Is it time to hand over the torch to the next generation?

LAST Friday, 30 June 2023, the Northern Ireland Youth assembly ‘class of 2023’ met in Parliament Buildings for their last plenary, chaired by the Assembly Speaker Alex Maskey. The topics for discussion were climate change, mental health, children’s and young people’s rights, relationships and sexuality education and why it’s important that young people have a voice in shaping policy and legislation on the issues that affect them.

What is interesting for me about the NI Youth assembly, apart from the issues they are passionate about, is how its members were selected to ensure that the assembly would be fully representative _ the categories considered are _ experience of the care system, Racial Group, LGBTQ+, Disability, Young Carers, Free school meals eligibility, Religious belief, Male and Female. Measures are also taken to ensure a geographic spread from each of the 18 Northern Ireland constituencies.

The message I hear from this is that inclusivity and intersectionality should be at the heart of policy and politics.
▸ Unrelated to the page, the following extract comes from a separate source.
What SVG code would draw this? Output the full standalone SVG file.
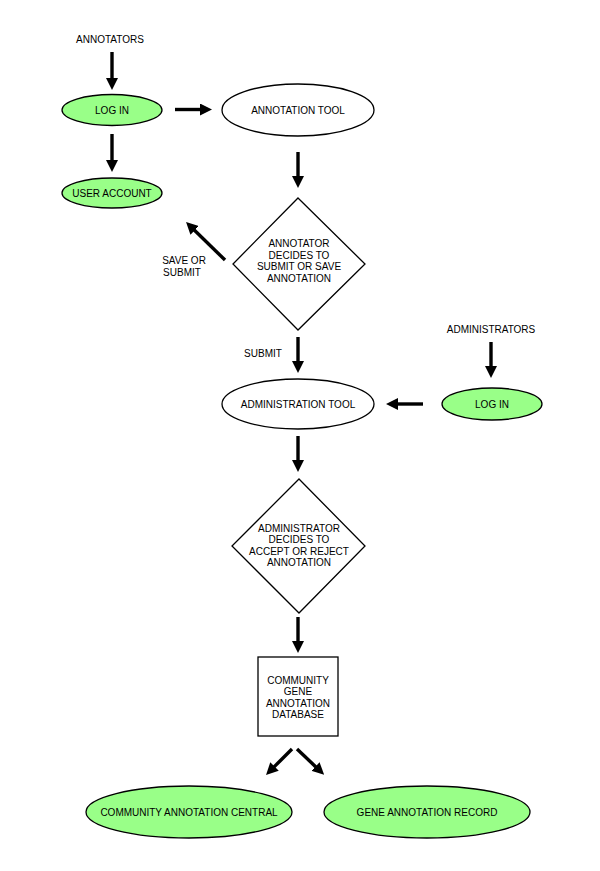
<svg xmlns="http://www.w3.org/2000/svg" width="600" height="871" viewBox="0 0 600 871">
<style>
.t{font-family:"Liberation Sans",Arial,sans-serif;font-size:10px;fill:#000;text-anchor:middle}
.g{fill:#99ff88;stroke:#000;stroke-width:1.3}
.w{fill:#fff;stroke:#000;stroke-width:1.3}
.a{stroke:#000;stroke-width:3.4;fill:none;marker-end:url(#ah)}
</style>
<defs>
<marker id="ah" markerUnits="userSpaceOnUse" markerWidth="12" markerHeight="12" refX="2" refY="6" orient="auto">
<path d="M0,0 L12,6 L0,12 z" fill="#000"/>
</marker>
</defs>
<rect width="600" height="871" fill="#fff"/>
<g id="annotators"><text class="t" x="110" y="42.5">ANNOTATORS</text></g>
<g id="login1"><ellipse class="g" cx="112" cy="110" rx="50" ry="15.5"/><text class="t" x="112" y="113.5">LOG IN</text></g>
<g id="annotation-tool"><ellipse class="w" cx="298" cy="110" rx="76" ry="26"/><text class="t" x="298" y="113.5">ANNOTATION TOOL</text></g>
<g id="user-account"><ellipse class="g" cx="112" cy="193" rx="50" ry="15"/><text class="t" x="112" y="196.5">USER ACCOUNT</text></g>
<g id="decision1"><polygon class="w" points="298,198 365,264 298,330 233,264"/>
<text class="t" x="299" y="247">ANNOTATOR</text><text class="t" x="299" y="258.5">DECIDES TO</text><text class="t" x="299" y="270">SUBMIT OR SAVE</text><text class="t" x="299" y="281.5">ANNOTATION</text></g>
<g id="save-label"><text class="t" x="184" y="263.5">SAVE OR</text><text class="t" x="182" y="275.5">SUBMIT</text></g>
<g id="submit-label"><text class="t" x="263" y="356.5">SUBMIT</text></g>
<g id="administrators"><text class="t" x="491" y="332.5">ADMINISTRATORS</text></g>
<g id="admin-tool"><ellipse class="w" cx="298" cy="404" rx="76" ry="25"/><text class="t" x="298" y="407.5">ADMINISTRATION TOOL</text></g>
<g id="login2"><ellipse class="g" cx="492" cy="404" rx="50" ry="16"/><text class="t" x="492" y="407.5">LOG IN</text></g>
<g id="decision2"><polygon class="w" points="299,479 365,546 299,613 232,546"/>
<text class="t" x="299" y="531.5">ADMINISTRATOR</text><text class="t" x="299" y="543">DECIDES TO</text><text class="t" x="299" y="554.5">ACCEPT OR REJECT</text><text class="t" x="299" y="566">ANNOTATION</text></g>
<g id="database"><rect class="w" x="258" y="657" width="80" height="79"/>
<text class="t" x="298" y="683.5">COMMUNITY</text><text class="t" x="298" y="695">GENE</text><text class="t" x="298" y="706.5">ANNOTATION</text><text class="t" x="298" y="718">DATABASE</text></g>
<g id="cac"><ellipse class="g" cx="189" cy="812" rx="103" ry="26"/><text class="t" x="189" y="815.5">COMMUNITY ANNOTATION CENTRAL</text></g>
<g id="gar"><ellipse class="g" cx="427" cy="812" rx="103" ry="26"/><text class="t" x="427" y="815.5">GENE ANNOTATION RECORD</text></g>
<g id="connectors">
<line class="a" x1="112" y1="52" x2="112" y2="80"/>
<line class="a" x1="112" y1="134" x2="112" y2="162"/>
<line class="a" x1="175" y1="109.5" x2="202" y2="109.5"/>
<line class="a" x1="298" y1="152" x2="298" y2="178"/>
<line class="a" x1="225" y1="260" x2="193.2" y2="229"/>
<line class="a" x1="298" y1="337" x2="298" y2="363"/>
<line class="a" x1="491" y1="342" x2="491" y2="368"/>
<line class="a" x1="423" y1="404" x2="396" y2="404"/>
<line class="a" x1="298" y1="436" x2="298" y2="462"/>
<line class="a" x1="298" y1="617" x2="298" y2="643"/>
<line class="a" x1="292" y1="749" x2="273.1" y2="767.9"/>
<line class="a" x1="297" y1="749" x2="316.9" y2="767.9"/>
</g>
</svg>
Why then is it not at the heart of our actual assembly? Perhaps if our assembly was as diverse and representative, rather than predominantly ‘orange and green’, we wouldn’t be in the position that we are in?

The Unfinished business of Peace and Reconciliation: A Call to Action report, published in May 2023, lists ‘enhance youth participation’ as one of its key objectives. One of the Youth Peace summit participants is noted as having said, “they’re (politicians)not changing their future. They are changing ours”, another noted, “parties are still focused on religion rather than actual policies and a lot of communities have suffered because of this”. The Youth Peace summit participants had numerous insightful contributions and seem to have a clear sense of what is happening here, perhaps we should take it a step further than enhance participation and just hand over the reins?

I can imagine a lot of people reading this saying, ‘but they don’t understand what we went through!’, well I for one am glad that they don’t. It is a widely held belief that it takes two generations to effect change. Those born in 1998, at the time of the Good Friday Agreement, are now 25 years old and the 2nd generation is the generation they are raising right now. What we do now is fundamentally important in shaping our future, we are raising our future leaders, perhaps we should work harder on the environment we raise them in?

Some are already seeing the benefits of youth, with Lewis Boyles’ election to Antrim and Newtownabbey Council, an 18 year old A-level student, thought to be NI’s youngest elected representative. It seems to me, the only way forward for Northern Ireland is, if I can misquote Patsy Cline, to see the world through the eyes of our youth. So why not hand over the day-to-day business of government to the incoming NI Youth assembly, they can’t do any worse than no assembly, and, after all, it will be their job soon enough!